Set down the full listing exactly as given. Any pictures are to be left out.

## START

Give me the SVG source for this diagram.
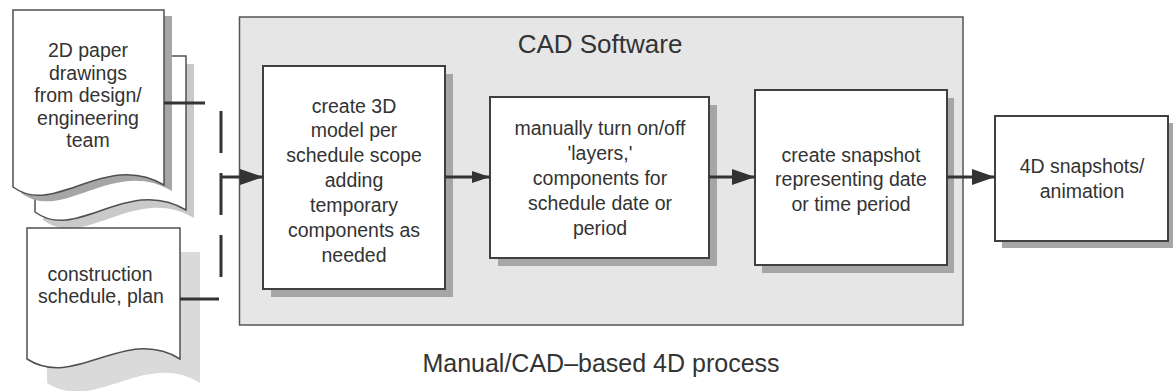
<svg xmlns="http://www.w3.org/2000/svg" width="1173" height="391" viewBox="0 0 1173 391">
<defs>
<style>
.doc{fill:#fff;stroke:#505050;stroke-width:1.5}
.box{fill:#fff;stroke:#404040;stroke-width:2}
.shd{fill:#a6a6a6}
.shl{fill:#c9c9c9}
.shx{fill:#dadada}
.t{font-family:"Liberation Sans",Arial,sans-serif;font-size:19.5px;fill:#333;text-anchor:middle}
.ln{stroke:#333;stroke-width:3;fill:none}
</style>
<marker id="ah" markerUnits="userSpaceOnUse" markerWidth="23" markerHeight="16" refX="23" refY="8" orient="auto"><path d="M0,0 L23,8 L0,16 Z" fill="#333"/></marker>
<marker id="ahs" markerUnits="userSpaceOnUse" markerWidth="18" markerHeight="12" refX="18" refY="6" orient="auto"><path d="M0,0 L18,6 L0,12 Z" fill="#333"/></marker>
</defs>
<rect width="1173" height="391" fill="#fff"/>

<g id="doc-drawings">
<path class="shl" transform="translate(8,8)" d="M35,56 H186 V210 C127,175 77,243 35,212 Z"/>
<path class="doc" d="M35,56 H186 V210 C127,175 77,243 35,212 Z"/>
<path class="shd" transform="translate(8,6)" d="M13,10 H164 V185 C105,150 55,218 13,187 Z"/>
<path class="doc" d="M13,10 H164 V185 C105,150 55,218 13,187 Z"/>
<text class="t" x="88" y="57">2D paper</text>
<text class="t" x="88" y="79.5">drawings</text>
<text class="t" x="88" y="102">from design/</text>
<text class="t" x="88" y="124.5">engineering</text>
<text class="t" x="88" y="147">team</text>
</g>

<g id="doc-schedule">
<path class="shx" transform="translate(20,24)" d="M27,228 H180 V359 C125,325 75,390 27,359 Z"/>
<path class="doc" d="M27,228 H180 V359 C125,325 75,390 27,359 Z"/>
<text class="t" x="100" y="281">construction</text>
<text class="t" x="101" y="303">schedule, plan</text>
</g>

<g id="cad-software">
<rect x="239.5" y="17" width="723.5" height="308" fill="#e6e6e6" stroke="#555" stroke-width="1.5"/>
<text x="600" y="53" font-family="Liberation Sans, Arial, sans-serif" font-size="26" fill="#333" text-anchor="middle">CAD Software</text>
</g>

<g id="box-model">
<rect class="shd" x="271" y="74" width="182" height="223"/>
<rect class="box" x="263" y="66" width="182" height="223"/>
<text class="t" x="354" y="113">create 3D</text>
<text class="t" x="354" y="137">model per</text>
<text class="t" x="354" y="162">schedule scope</text>
<text class="t" x="354" y="187">adding</text>
<text class="t" x="354" y="212">temporary</text>
<text class="t" x="354" y="237">components as</text>
<text class="t" x="354" y="262">needed</text>
</g>

<g id="box-layers">
<rect class="shd" x="498" y="105" width="219" height="161"/>
<rect class="box" x="490" y="97" width="219" height="161"/>
<text class="t" x="600" y="135">manually turn on/off</text>
<text class="t" x="600" y="160">'layers,'</text>
<text class="t" x="600" y="185">components for</text>
<text class="t" x="600" y="210">schedule date or</text>
<text class="t" x="600" y="235">period</text>
</g>

<g id="box-snapshot">
<rect class="shd" x="762" y="98" width="192" height="175"/>
<rect class="box" x="755" y="90" width="192" height="175"/>
<text class="t" x="851" y="162">create snapshot</text>
<text class="t" x="851" y="186">representing date</text>
<text class="t" x="851" y="211">or time period</text>
</g>

<g id="box-output">
<rect class="shd" x="1002" y="123" width="171" height="125"/>
<rect class="box" x="995" y="116" width="173" height="125"/>
<text class="t" x="1082" y="173">4D snapshots/</text>
<text class="t" x="1082" y="198">animation</text>
</g>

<g id="connectors">
<line class="ln" x1="164" y1="103" x2="205" y2="103"/>
<line class="ln" x1="180" y1="299" x2="219" y2="299"/>
<line class="ln" x1="221" y1="111" x2="221" y2="277" stroke-dasharray="42 20"/>
<line class="ln" x1="221" y1="177" x2="263" y2="177" marker-end="url(#ah)"/>
<line class="ln" x1="445" y1="177" x2="490" y2="177" stroke-width="2.5" marker-end="url(#ahs)"/>
<line class="ln" x1="709" y1="177" x2="755" y2="177" stroke-width="3.5" marker-end="url(#ah)"/>
<line class="ln" x1="947" y1="177" x2="995" y2="177" stroke-width="3.5" marker-end="url(#ah)"/>
</g>

<text x="601" y="372" font-family="Liberation Sans, Arial, sans-serif" font-size="25" fill="#333" text-anchor="middle">Manual/CAD–based 4D process</text>
</svg>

## END

__Response to the exercise__
Give me the SVG source for this diagram.
<svg xmlns="http://www.w3.org/2000/svg" width="1173" height="391" viewBox="0 0 1173 391">
<defs>
<style>
.doc{fill:#fff;stroke:#505050;stroke-width:1.5}
.box{fill:#fff;stroke:#404040;stroke-width:2}
.shd{fill:#a6a6a6}
.shl{fill:#c9c9c9}
.shx{fill:#dadada}
.t{font-family:"Liberation Sans",Arial,sans-serif;font-size:19.5px;fill:#333;text-anchor:middle}
.ln{stroke:#333;stroke-width:3;fill:none}
</style>
<marker id="ah" markerUnits="userSpaceOnUse" markerWidth="23" markerHeight="16" refX="23" refY="8" orient="auto"><path d="M0,0 L23,8 L0,16 Z" fill="#333"/></marker>
<marker id="ahs" markerUnits="userSpaceOnUse" markerWidth="18" markerHeight="12" refX="18" refY="6" orient="auto"><path d="M0,0 L18,6 L0,12 Z" fill="#333"/></marker>
</defs>
<rect width="1173" height="391" fill="#fff"/>

<g id="doc-drawings">
<path class="shl" transform="translate(8,8)" d="M35,56 H186 V210 C127,175 77,243 35,212 Z"/>
<path class="doc" d="M35,56 H186 V210 C127,175 77,243 35,212 Z"/>
<path class="shd" transform="translate(8,6)" d="M13,10 H164 V185 C105,150 55,218 13,187 Z"/>
<path class="doc" d="M13,10 H164 V185 C105,150 55,218 13,187 Z"/>
<text class="t" x="88" y="57">2D paper</text>
<text class="t" x="88" y="79.5">drawings</text>
<text class="t" x="88" y="102">from design/</text>
<text class="t" x="88" y="124.5">engineering</text>
<text class="t" x="88" y="147">team</text>
</g>

<g id="doc-schedule">
<path class="shx" transform="translate(20,24)" d="M27,228 H180 V359 C125,325 75,390 27,359 Z"/>
<path class="doc" d="M27,228 H180 V359 C125,325 75,390 27,359 Z"/>
<text class="t" x="100" y="281">construction</text>
<text class="t" x="101" y="303">schedule, plan</text>
</g>

<g id="cad-software">
<rect x="239.5" y="17" width="723.5" height="308" fill="#e6e6e6" stroke="#555" stroke-width="1.5"/>
<text x="600" y="53" font-family="Liberation Sans, Arial, sans-serif" font-size="26" fill="#333" text-anchor="middle">CAD Software</text>
</g>

<g id="box-model">
<rect class="shd" x="271" y="74" width="182" height="223"/>
<rect class="box" x="263" y="66" width="182" height="223"/>
<text class="t" x="354" y="113">create 3D</text>
<text class="t" x="354" y="137">model per</text>
<text class="t" x="354" y="162">schedule scope</text>
<text class="t" x="354" y="187">adding</text>
<text class="t" x="354" y="212">temporary</text>
<text class="t" x="354" y="237">components as</text>
<text class="t" x="354" y="262">needed</text>
</g>

<g id="box-layers">
<rect class="shd" x="498" y="105" width="219" height="161"/>
<rect class="box" x="490" y="97" width="219" height="161"/>
<text class="t" x="600" y="135">manually turn on/off</text>
<text class="t" x="600" y="160">'layers,'</text>
<text class="t" x="600" y="185">components for</text>
<text class="t" x="600" y="210">schedule date or</text>
<text class="t" x="600" y="235">period</text>
</g>

<g id="box-snapshot">
<rect class="shd" x="762" y="98" width="192" height="175"/>
<rect class="box" x="755" y="90" width="192" height="175"/>
<text class="t" x="851" y="162">create snapshot</text>
<text class="t" x="851" y="186">representing date</text>
<text class="t" x="851" y="211">or time period</text>
</g>

<g id="box-output">
<rect class="shd" x="1002" y="123" width="171" height="125"/>
<rect class="box" x="995" y="116" width="173" height="125"/>
<text class="t" x="1082" y="173">4D snapshots/</text>
<text class="t" x="1082" y="198">animation</text>
</g>

<g id="connectors">
<line class="ln" x1="164" y1="103" x2="205" y2="103"/>
<line class="ln" x1="180" y1="299" x2="219" y2="299"/>
<line class="ln" x1="221" y1="111" x2="221" y2="277" stroke-dasharray="42 20"/>
<line class="ln" x1="221" y1="177" x2="263" y2="177" marker-end="url(#ah)"/>
<line class="ln" x1="445" y1="177" x2="490" y2="177" stroke-width="2.5" marker-end="url(#ahs)"/>
<line class="ln" x1="709" y1="177" x2="755" y2="177" stroke-width="3.5" marker-end="url(#ah)"/>
<line class="ln" x1="947" y1="177" x2="995" y2="177" stroke-width="3.5" marker-end="url(#ah)"/>
</g>

<text x="601" y="372" font-family="Liberation Sans, Arial, sans-serif" font-size="25" fill="#333" text-anchor="middle">Manual/CAD–based 4D process</text>
</svg>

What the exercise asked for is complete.